Oh and that was after I had defied all odds by going back to school at least 3 years before doctors told me I should, taking AP classes which doctors told me I never should, and getting a 4.0 every single term which doctors couldn't even believe. Imagine that, Jack!
Then going in for the 8th surgery on my head alone and still not having anyone who I can call to hang out. Ha, let alone anyone who loves me. Now, I know, I know that you guys, my family and my friends who are totally not may age love me but that's not what I'm talking about!! Now, imagine that, Jack!

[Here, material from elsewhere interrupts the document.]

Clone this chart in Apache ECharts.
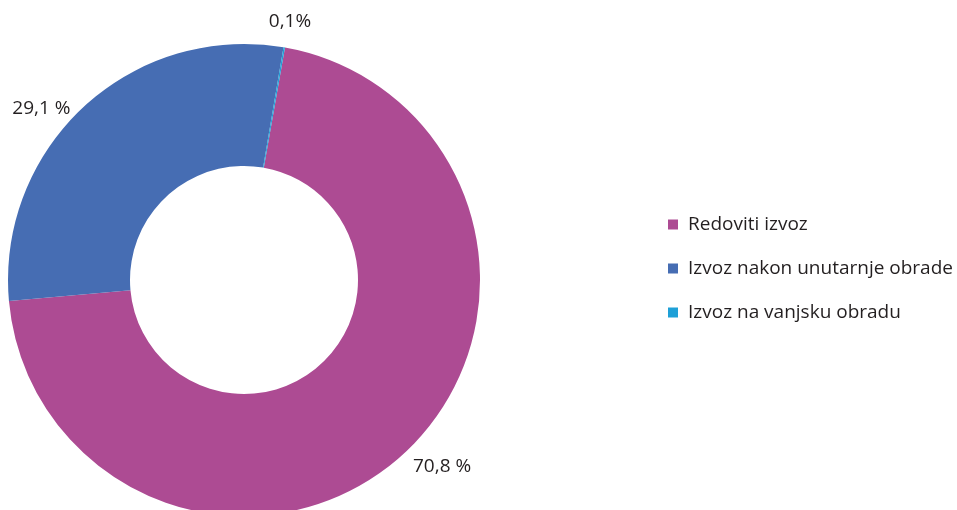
<!DOCTYPE html>
<html>
<head>
<meta charset="utf-8">
<script src="https://cdn.jsdelivr.net/npm/echarts@6/dist/echarts.min.js"></script>
<style>html,body{margin:0;padding:0;background:#fff}#c{width:957px;height:510px}</style>
</head>
<body>
<div id="c"></div>
<script>
var categories = ['Redoviti izvoz', 'Izvoz nakon unutarnje obrade', 'Izvoz na vanjsku obradu'];
var values = [70.8, 29.1, 0.1];
var labelTexts = ['70,8 %', '29,1 %', '0,1%'];
var colors = ['#AD4B93', '#466DB3', '#1EA0D7'];

var chart = echarts.init(document.getElementById('c'), null, {renderer: 'canvas'});
var FONT = '"Open Sans", "Noto Sans", sans-serif';
var labelShift = [[-4, 9], [0, 6], [-3, -4]];
var data = categories.map(function (n, i) {
  var d = {name: n, value: values[i], itemStyle: {color: colors[i]}};
  if (i === 2) {
    d.labelLine = {length: 22, length2: 0};
  }
  return d;
});
chart.setOption({
  animation: false,
  color: colors,
  legend: {
    orient: 'vertical',
    left: 663,
    top: 210,
    icon: 'rect',
    itemWidth: 10,
    itemHeight: 10,
    itemGap: 25,
    textStyle: {fontFamily: FONT, fontSize: 19, color: '#231f20', padding: [0, 0, 0, 5]},
    data: categories
  },
  series: [{
    type: 'pie',
    center: [244, 280],
    radius: [114, 236],
    startAngle: 80,
    clockwise: true,
    avoidLabelOverlap: false,
    data: data,
    label: {
      show: true,
      position: 'outside',
      fontFamily: FONT,
      fontSize: 19,
      color: '#231f20',
      formatter: function (p) { return labelTexts[p.dataIndex]; }
    },
    labelLine: {show: false, length: 5, length2: 5},
    labelLayout: function (p) {
      var s = labelShift[p.dataIndex];
      var o = {dx: s[0], dy: s[1]};
      if (p.dataIndex === 2) { o.align = 'center'; }
      return o;
    },
    emphasis: {disabled: true}
  }]
});
</script>
</body>
</html>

Then try to imagine finally learning to come to grips with all of these terrible surroundings, when it all gets worse. Your dear bishop who you have developed such a close bond to, not only gets released but gets called to another calling in a completely different city, so won't even be at your ward anymore! Imagine that, Jack!

P.S. I have to apologize if I am sounding especially rude, cruel, or harsh. It has been a very hard couple of weeks. And no one has been around to support me through any of it.